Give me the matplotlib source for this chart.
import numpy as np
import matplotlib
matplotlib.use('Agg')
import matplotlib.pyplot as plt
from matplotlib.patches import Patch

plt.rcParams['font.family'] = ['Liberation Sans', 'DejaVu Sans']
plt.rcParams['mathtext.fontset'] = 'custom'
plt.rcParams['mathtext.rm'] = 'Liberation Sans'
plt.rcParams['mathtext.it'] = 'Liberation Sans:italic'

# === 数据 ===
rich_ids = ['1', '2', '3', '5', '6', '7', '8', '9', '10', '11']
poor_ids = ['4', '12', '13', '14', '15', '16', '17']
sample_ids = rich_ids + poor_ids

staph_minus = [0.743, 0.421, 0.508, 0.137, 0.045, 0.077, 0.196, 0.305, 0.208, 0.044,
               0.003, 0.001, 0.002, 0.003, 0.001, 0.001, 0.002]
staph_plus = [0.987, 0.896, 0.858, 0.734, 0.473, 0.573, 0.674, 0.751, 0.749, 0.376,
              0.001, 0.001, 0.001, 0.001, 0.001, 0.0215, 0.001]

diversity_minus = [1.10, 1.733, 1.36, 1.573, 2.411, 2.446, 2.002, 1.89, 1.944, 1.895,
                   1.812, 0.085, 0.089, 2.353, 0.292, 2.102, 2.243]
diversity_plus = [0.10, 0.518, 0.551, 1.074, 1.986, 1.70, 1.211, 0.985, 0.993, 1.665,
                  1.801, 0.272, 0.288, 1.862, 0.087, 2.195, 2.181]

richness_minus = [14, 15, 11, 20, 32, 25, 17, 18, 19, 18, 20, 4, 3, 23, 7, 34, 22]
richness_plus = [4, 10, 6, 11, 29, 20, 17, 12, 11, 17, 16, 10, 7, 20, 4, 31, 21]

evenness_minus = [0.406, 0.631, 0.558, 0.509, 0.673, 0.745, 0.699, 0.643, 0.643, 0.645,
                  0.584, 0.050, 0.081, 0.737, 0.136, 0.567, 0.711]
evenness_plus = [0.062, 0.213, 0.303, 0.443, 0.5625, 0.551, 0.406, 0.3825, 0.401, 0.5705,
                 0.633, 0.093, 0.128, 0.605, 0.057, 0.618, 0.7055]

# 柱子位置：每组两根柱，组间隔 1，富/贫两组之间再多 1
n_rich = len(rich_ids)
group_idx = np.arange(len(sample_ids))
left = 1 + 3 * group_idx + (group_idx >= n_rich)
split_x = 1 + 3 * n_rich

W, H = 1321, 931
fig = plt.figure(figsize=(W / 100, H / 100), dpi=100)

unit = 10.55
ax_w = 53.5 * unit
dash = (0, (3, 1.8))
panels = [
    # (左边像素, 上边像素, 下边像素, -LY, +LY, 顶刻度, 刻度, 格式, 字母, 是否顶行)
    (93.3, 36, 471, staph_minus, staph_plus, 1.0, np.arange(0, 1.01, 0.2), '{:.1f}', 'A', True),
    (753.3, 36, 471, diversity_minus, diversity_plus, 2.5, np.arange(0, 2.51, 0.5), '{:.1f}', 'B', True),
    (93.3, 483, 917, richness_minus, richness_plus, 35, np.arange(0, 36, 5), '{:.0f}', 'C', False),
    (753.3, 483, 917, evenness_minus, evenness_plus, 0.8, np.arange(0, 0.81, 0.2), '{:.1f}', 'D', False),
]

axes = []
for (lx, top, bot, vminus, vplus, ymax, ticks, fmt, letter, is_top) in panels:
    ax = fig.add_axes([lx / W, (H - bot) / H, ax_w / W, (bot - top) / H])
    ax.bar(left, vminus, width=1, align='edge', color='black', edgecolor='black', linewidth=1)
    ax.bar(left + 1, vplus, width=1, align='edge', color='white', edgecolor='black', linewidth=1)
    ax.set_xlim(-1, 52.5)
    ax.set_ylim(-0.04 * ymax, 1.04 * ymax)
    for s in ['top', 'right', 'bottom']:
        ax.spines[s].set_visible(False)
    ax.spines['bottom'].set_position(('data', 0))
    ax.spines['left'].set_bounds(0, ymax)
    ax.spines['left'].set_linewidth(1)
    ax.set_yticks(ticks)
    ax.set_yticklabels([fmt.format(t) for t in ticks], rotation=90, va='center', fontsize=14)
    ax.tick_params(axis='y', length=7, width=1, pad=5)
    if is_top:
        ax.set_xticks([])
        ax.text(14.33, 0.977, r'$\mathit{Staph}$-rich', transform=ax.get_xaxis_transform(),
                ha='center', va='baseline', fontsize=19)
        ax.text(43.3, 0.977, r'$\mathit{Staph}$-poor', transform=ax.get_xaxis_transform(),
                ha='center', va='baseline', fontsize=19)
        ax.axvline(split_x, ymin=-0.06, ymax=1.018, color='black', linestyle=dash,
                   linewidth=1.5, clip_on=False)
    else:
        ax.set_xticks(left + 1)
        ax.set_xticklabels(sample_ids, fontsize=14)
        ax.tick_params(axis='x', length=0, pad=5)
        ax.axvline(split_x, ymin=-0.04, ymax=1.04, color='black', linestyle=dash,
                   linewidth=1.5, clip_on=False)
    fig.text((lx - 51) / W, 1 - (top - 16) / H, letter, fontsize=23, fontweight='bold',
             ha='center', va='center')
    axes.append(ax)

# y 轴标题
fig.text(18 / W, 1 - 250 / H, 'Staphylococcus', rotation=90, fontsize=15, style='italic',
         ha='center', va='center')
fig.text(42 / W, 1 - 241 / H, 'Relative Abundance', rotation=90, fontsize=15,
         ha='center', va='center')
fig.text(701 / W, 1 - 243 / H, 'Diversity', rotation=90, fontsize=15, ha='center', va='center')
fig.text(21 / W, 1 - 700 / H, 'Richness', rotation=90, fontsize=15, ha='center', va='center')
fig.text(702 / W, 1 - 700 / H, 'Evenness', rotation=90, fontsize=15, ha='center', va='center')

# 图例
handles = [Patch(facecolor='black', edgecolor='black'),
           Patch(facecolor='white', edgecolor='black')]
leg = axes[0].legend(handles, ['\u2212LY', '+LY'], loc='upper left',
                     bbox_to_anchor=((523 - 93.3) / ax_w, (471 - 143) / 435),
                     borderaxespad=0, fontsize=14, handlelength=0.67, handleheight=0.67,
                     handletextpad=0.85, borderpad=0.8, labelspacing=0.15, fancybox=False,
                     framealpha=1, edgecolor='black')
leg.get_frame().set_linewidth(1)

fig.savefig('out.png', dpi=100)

==

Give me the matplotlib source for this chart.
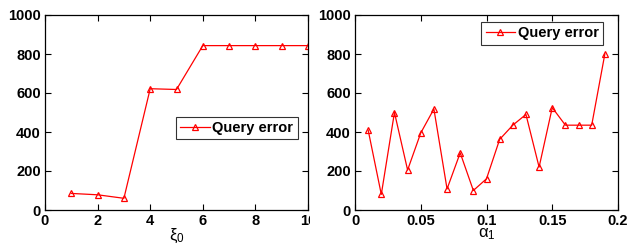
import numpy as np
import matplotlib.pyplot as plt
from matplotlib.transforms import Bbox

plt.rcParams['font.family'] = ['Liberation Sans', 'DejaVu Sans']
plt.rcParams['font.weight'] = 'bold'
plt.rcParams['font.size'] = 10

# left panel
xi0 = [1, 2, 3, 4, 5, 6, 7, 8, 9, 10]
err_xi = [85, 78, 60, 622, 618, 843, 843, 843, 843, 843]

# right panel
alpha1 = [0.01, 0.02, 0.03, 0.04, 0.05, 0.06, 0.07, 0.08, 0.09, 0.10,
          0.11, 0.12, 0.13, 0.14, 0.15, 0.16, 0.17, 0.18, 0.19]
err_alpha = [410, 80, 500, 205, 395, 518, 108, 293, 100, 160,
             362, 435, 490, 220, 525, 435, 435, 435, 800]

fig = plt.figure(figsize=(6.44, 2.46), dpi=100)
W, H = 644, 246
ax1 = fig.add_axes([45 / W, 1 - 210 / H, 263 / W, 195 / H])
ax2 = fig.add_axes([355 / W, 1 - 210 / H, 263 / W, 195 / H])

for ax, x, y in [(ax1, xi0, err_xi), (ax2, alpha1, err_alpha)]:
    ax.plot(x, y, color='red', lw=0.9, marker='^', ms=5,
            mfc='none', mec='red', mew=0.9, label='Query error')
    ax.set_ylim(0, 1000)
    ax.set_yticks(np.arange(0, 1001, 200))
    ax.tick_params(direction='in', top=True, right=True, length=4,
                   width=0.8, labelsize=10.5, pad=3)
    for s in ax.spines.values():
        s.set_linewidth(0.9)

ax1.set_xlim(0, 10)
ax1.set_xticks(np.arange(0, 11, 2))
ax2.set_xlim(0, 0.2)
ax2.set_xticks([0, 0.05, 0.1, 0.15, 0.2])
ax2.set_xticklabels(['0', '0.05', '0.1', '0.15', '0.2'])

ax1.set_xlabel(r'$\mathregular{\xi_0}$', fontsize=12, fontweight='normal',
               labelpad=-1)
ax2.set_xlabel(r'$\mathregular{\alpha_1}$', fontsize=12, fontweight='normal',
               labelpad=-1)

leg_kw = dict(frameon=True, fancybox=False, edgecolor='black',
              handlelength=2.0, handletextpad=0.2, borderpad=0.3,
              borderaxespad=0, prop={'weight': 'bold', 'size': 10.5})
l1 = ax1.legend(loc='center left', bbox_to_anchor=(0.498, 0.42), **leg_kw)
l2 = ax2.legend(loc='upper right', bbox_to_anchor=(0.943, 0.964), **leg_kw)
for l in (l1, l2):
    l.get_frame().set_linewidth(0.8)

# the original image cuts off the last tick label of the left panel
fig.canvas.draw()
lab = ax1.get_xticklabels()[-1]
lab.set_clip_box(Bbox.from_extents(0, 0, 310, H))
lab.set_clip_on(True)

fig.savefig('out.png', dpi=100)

...

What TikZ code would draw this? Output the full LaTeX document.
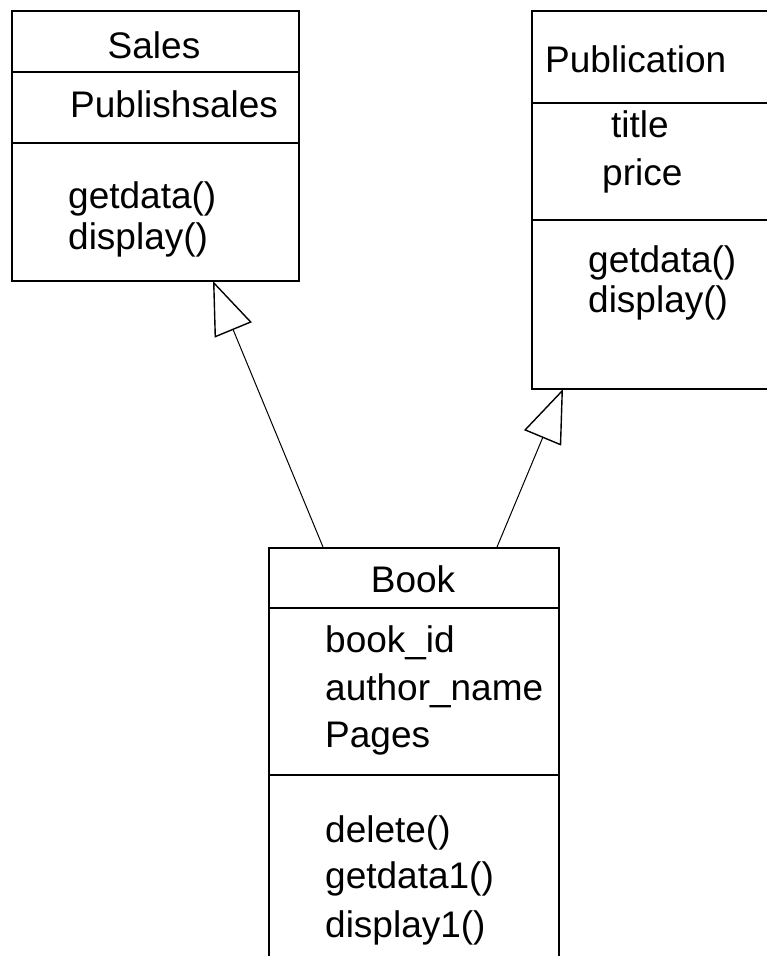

SET EXERCISE: Locate the lines above that contain "matplotlib" and copy them.

RESPONSE BELOW:
Give me the matplotlib source for this chart.
import matplotlib
matplotlib.use('Agg')
import matplotlib.pyplot as plt
from matplotlib.patches import Patch
Give me the matplotlib source for this chart.
import matplotlib.pyplot as plt
from matplotlib.transforms import Bbox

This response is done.